▶ **What the task requires**
Retype all of the data. Every line must match exactly.

▶ **Material provided**
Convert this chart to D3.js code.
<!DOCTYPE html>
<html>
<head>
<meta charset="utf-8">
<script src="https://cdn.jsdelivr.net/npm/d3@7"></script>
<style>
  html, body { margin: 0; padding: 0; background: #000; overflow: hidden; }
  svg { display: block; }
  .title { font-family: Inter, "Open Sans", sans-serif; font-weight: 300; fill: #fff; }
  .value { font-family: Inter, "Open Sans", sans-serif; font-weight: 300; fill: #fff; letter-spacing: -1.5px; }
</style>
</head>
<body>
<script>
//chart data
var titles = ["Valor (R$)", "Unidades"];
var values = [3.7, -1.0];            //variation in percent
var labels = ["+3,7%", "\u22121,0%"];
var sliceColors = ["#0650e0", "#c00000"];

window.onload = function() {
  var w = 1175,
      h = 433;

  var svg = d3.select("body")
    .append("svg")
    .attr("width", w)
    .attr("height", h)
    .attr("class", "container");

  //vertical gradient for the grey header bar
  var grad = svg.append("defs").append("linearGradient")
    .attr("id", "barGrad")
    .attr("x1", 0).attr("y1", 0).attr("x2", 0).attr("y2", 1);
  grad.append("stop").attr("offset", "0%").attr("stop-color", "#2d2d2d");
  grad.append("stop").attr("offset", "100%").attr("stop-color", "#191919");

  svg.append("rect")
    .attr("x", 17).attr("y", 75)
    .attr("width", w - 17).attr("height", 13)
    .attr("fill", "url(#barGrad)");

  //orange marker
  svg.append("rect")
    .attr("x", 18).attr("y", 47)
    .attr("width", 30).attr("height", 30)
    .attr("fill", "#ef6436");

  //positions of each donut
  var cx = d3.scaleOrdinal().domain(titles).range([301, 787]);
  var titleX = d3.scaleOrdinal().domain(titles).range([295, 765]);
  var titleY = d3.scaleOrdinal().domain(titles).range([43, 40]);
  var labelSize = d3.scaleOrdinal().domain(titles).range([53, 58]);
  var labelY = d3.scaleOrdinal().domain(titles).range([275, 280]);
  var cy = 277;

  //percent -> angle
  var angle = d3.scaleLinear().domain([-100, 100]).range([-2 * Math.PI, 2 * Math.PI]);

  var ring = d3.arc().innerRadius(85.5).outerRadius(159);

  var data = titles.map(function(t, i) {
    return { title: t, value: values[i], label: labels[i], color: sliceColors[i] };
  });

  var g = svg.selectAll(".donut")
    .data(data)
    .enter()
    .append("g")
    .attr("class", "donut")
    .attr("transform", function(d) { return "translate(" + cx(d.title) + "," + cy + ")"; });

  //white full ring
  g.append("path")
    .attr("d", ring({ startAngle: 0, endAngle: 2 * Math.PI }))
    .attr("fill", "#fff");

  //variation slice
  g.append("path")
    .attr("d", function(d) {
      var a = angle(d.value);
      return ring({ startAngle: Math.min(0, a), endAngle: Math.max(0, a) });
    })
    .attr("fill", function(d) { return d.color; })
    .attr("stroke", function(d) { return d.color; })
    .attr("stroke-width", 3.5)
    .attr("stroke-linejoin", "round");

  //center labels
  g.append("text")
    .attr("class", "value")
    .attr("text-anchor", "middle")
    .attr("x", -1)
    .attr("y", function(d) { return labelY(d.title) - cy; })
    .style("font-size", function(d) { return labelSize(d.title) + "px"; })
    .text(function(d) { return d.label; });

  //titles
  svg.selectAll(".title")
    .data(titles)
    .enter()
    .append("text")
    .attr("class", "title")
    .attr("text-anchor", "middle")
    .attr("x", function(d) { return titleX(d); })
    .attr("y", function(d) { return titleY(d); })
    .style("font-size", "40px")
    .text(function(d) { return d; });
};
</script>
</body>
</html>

▶ **Complete answer**
Convert this chart to D3.js code.
<!DOCTYPE html>
<html>
<head>
<meta charset="utf-8">
<script src="https://cdn.jsdelivr.net/npm/d3@7"></script>
<style>
  html, body { margin: 0; padding: 0; background: #000; overflow: hidden; }
  svg { display: block; }
  .title { font-family: Inter, "Open Sans", sans-serif; font-weight: 300; fill: #fff; }
  .value { font-family: Inter, "Open Sans", sans-serif; font-weight: 300; fill: #fff; letter-spacing: -1.5px; }
</style>
</head>
<body>
<script>
//chart data
var titles = ["Valor (R$)", "Unidades"];
var values = [3.7, -1.0];            //variation in percent
var labels = ["+3,7%", "\u22121,0%"];
var sliceColors = ["#0650e0", "#c00000"];

window.onload = function() {
  var w = 1175,
      h = 433;

  var svg = d3.select("body")
    .append("svg")
    .attr("width", w)
    .attr("height", h)
    .attr("class", "container");

  //vertical gradient for the grey header bar
  var grad = svg.append("defs").append("linearGradient")
    .attr("id", "barGrad")
    .attr("x1", 0).attr("y1", 0).attr("x2", 0).attr("y2", 1);
  grad.append("stop").attr("offset", "0%").attr("stop-color", "#2d2d2d");
  grad.append("stop").attr("offset", "100%").attr("stop-color", "#191919");

  svg.append("rect")
    .attr("x", 17).attr("y", 75)
    .attr("width", w - 17).attr("height", 13)
    .attr("fill", "url(#barGrad)");

  //orange marker
  svg.append("rect")
    .attr("x", 18).attr("y", 47)
    .attr("width", 30).attr("height", 30)
    .attr("fill", "#ef6436");

  //positions of each donut
  var cx = d3.scaleOrdinal().domain(titles).range([301, 787]);
  var titleX = d3.scaleOrdinal().domain(titles).range([295, 765]);
  var titleY = d3.scaleOrdinal().domain(titles).range([43, 40]);
  var labelSize = d3.scaleOrdinal().domain(titles).range([53, 58]);
  var labelY = d3.scaleOrdinal().domain(titles).range([275, 280]);
  var cy = 277;

  //percent -> angle
  var angle = d3.scaleLinear().domain([-100, 100]).range([-2 * Math.PI, 2 * Math.PI]);

  var ring = d3.arc().innerRadius(85.5).outerRadius(159);

  var data = titles.map(function(t, i) {
    return { title: t, value: values[i], label: labels[i], color: sliceColors[i] };
  });

  var g = svg.selectAll(".donut")
    .data(data)
    .enter()
    .append("g")
    .attr("class", "donut")
    .attr("transform", function(d) { return "translate(" + cx(d.title) + "," + cy + ")"; });

  //white full ring
  g.append("path")
    .attr("d", ring({ startAngle: 0, endAngle: 2 * Math.PI }))
    .attr("fill", "#fff");

  //variation slice
  g.append("path")
    .attr("d", function(d) {
      var a = angle(d.value);
      return ring({ startAngle: Math.min(0, a), endAngle: Math.max(0, a) });
    })
    .attr("fill", function(d) { return d.color; })
    .attr("stroke", function(d) { return d.color; })
    .attr("stroke-width", 3.5)
    .attr("stroke-linejoin", "round");

  //center labels
  g.append("text")
    .attr("class", "value")
    .attr("text-anchor", "middle")
    .attr("x", -1)
    .attr("y", function(d) { return labelY(d.title) - cy; })
    .style("font-size", function(d) { return labelSize(d.title) + "px"; })
    .text(function(d) { return d.label; });

  //titles
  svg.selectAll(".title")
    .data(titles)
    .enter()
    .append("text")
    .attr("class", "title")
    .attr("text-anchor", "middle")
    .attr("x", function(d) { return titleX(d); })
    .attr("y", function(d) { return titleY(d); })
    .style("font-size", "40px")
    .text(function(d) { return d; });
};
</script>
</body>
</html>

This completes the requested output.